Universal motors are noisy because they're equipped with small, removeable chunks of metal called "brushes", which need to be replaced every now and then. That's because the brushes rub constantly against something called a commutator, which is a thick disk attached to the shaft with grooves running in the same direction as the shaft. The shaft runs inside one set of windings, which in turn spins inside a second outer, stationary set of windings. Those brushes transfer electricity to the shaft, and thus to the inside windings.

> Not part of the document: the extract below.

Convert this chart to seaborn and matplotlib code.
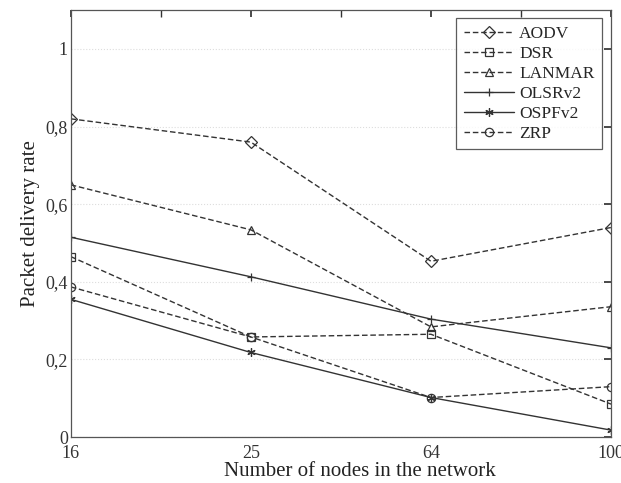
import numpy as np
import pandas as pd
import seaborn as sns
import matplotlib.pyplot as plt
from matplotlib.ticker import FixedLocator

# Datos
nodes = ["16", "25", "64", "100"]
aodv = [0.82, 0.76, 0.453, 0.540]
dsr = [0.465, 0.258, 0.265, 0.085]
lanmar = [0.650, 0.534, 0.284, 0.336]
olsrv2 = [0.515, 0.413, 0.304, 0.230]
ospfv2 = [0.355, 0.218, 0.102, 0.018]
zrp = [0.387, 0.258, 0.102, 0.130]

protocols = ["AODV", "DSR", "LANMAR", "OLSRv2", "OSPFv2", "ZRP"]
series = [aodv, dsr, lanmar, olsrv2, ospfv2, zrp]

sns.set_theme(style="white")
plt.rcParams['font.family'] = ['Liberation Serif', 'DejaVu Serif']

rows = []
for name, vals in zip(protocols, series):
    for i, v in enumerate(vals):
        rows.append([name, i, v])
df = pd.DataFrame(rows, columns=['protocol', 'pos', 'rate'])

markers = {"AODV": "D", "DSR": "s", "LANMAR": "^", "OLSRv2": "+", "OSPFv2": (6, 2, 0), "ZRP": "o"}
dashes = {"AODV": (4, 2), "DSR": (4, 2), "LANMAR": (4, 2), "OLSRv2": "", "OSPFv2": "", "ZRP": (4, 2)}

fig, ax = plt.subplots(figsize=(6.21, 4.83), dpi=100)
fig.subplots_adjust(left=0.114, right=0.984, bottom=0.095, top=0.979)

for name in protocols:
    sub = df[df['protocol'] == name]
    sns.lineplot(data=sub, x='pos', y='rate', ax=ax, color='#333333', linewidth=1.0,
                 marker=markers[name], markersize=6, markerfacecolor='none',
                 markeredgecolor='#333333', markeredgewidth=0.9, label=name)
    if dashes[name]:
        ax.lines[-1].set_dashes(dashes[name])

ax.set_xlim(0, 3)
ax.set_ylim(0, 1.1)
ax.set_xticks(range(4))
ax.set_xticklabels(nodes)
ax.xaxis.set_minor_locator(FixedLocator([0.5, 1.5, 2.5]))
ax.set_yticks([0, 0.2, 0.4, 0.6, 0.8, 1.0])
ax.set_yticklabels(["0", "0,2", "0,4", "0,6", "0,8", "1"])
ax.tick_params(axis='both', which='both', direction='in', top=True, right=True,
               labelsize=13, colors='#333333', length=5)
ax.tick_params(axis='x', which='major', pad=6)
ax.tick_params(axis='y', which='major', pad=2)
ax.grid(axis='y', color='#dddddd', linestyle=':', linewidth=0.8)
for s in ax.spines.values():
    s.set_color('#555555')
    s.set_linewidth(0.9)

ax.set_xlabel('Number of nodes in the network', fontsize=15, color='#222222', labelpad=1)
ax.xaxis.set_label_coords(0.535, -0.058)
ax.set_ylabel('Packet delivery rate', fontsize=15, color='#222222', labelpad=4)

leg = ax.legend(loc='upper right', bbox_to_anchor=(0.984, 0.982), fontsize=12.5,
                frameon=True, fancybox=False, edgecolor='#333333', handlelength=2.9,
                borderaxespad=0.0, labelspacing=0.22, handletextpad=0.3, borderpad=0.45)
leg.get_frame().set_linewidth(0.9)

plt.savefig('out.png', dpi=100)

When electricity is introduced to both sets of windings (the moveable ones inside the stationary ones and the stationary ones, too), the shaft will turn less than one single revolution. That's all that is required to line up the two magnetic fields caused by the electric current coursing through the windings. So, manufacturers of motors have devised a way to keep introducing the current in the outside winding so its just behind or ahead of the field in the inside one. The result is that the inside windings keep chasing alignment, so they keep spinning.

Comparing the Two
Universal motors run a lot faster than induction motors: look at one of your routers and it will probably tell you that the shaft rotates at anything up to 15,000 RPMs. That speed can be geared down (think Skilsaw™), by just lowering the voltage. That's exactly what happens in a variable speed drill. Squeeze the trigger more and you increase the voltage, and thus the speed. Their high speed is a key reason why they're so popular in shop vacuums - and why vacs are so darn noisy. That speed in a fan can create an air current. Which is a good thing, because they hate heat. Most small appliances (like your drill) have a built-in fan on the shaft which helps keep them from getting hot under the collar. Stalling a motor is a death sentence: heat builds up immediately, melts the insulation, shorts the windings and sends you to the repair shop. Impressive how a five-ounce winding can control a 200 lb woodworker, isn't it?

Universal motors are a whole lot smaller, too, which makes them ideal for portable power tools. The bigger the tool, the bigger the motor. Well, actually, that's not always true. Universal motors are measured in terms of their peak horsepower, which is the speed it spins at under no load whatsoever. Of couse, if it actually operated at that speed for more than the blink of an eye, it would fry. Everything about its operation (even the cooling fan) reduces the speed, and thus the power delivered. So, a 1/2 HP universal motor is rated for its potential, not the actual amount of work it does. On the other hand, a 1/2 HP induction motor can deliver that much power constantly under load without frying. The system used to measure induction motor power is therefore called "usable HP". That's why a benchtop table saw with a universal (direct drive) motor and a 1/2 HP rating is so much less powerful than a cabinet or contractor's saw with the same rating based on an induction motor.

To compare these apples and oranges, you could look at how much power they draw, rather than how much they deliver. It's not an exact indication, but it's pretty close. Just check the labels and see how many Amperes (amps) each draws. If the voltage is the same (they're both 120 and one isn't 12, 18 or even 230 volts), and the phasing is the same (single rather than 3-phase), you're going to be in the ballpark.

Conclusion
Old Roger is still way ahead in the HP ratings, I guess. Each of his nine horses (he calls them "biological riding mowers"), delivers a whole lot more power than any 1 HP electric motor, induction or universal. (Don't get him started on gas engines. he loves to point out that your average 4-cylinder engine is rated at maybe 140 HP, and a team of mules can out-pull it even when one or two of them are feeling lazy).

Roger also has a stable of gasoline-powered riding mowers, for when the biological ones are full. (Their bags take a while longer to empty, I guess.) He notes that most of them are in the 12 to 18 HP range, and he actually chuckled in glee when he pointed out that any one of them comes close to equalling the entire combined HP of my woodshop.

Kinda makes a feller feel inadequate, don't it?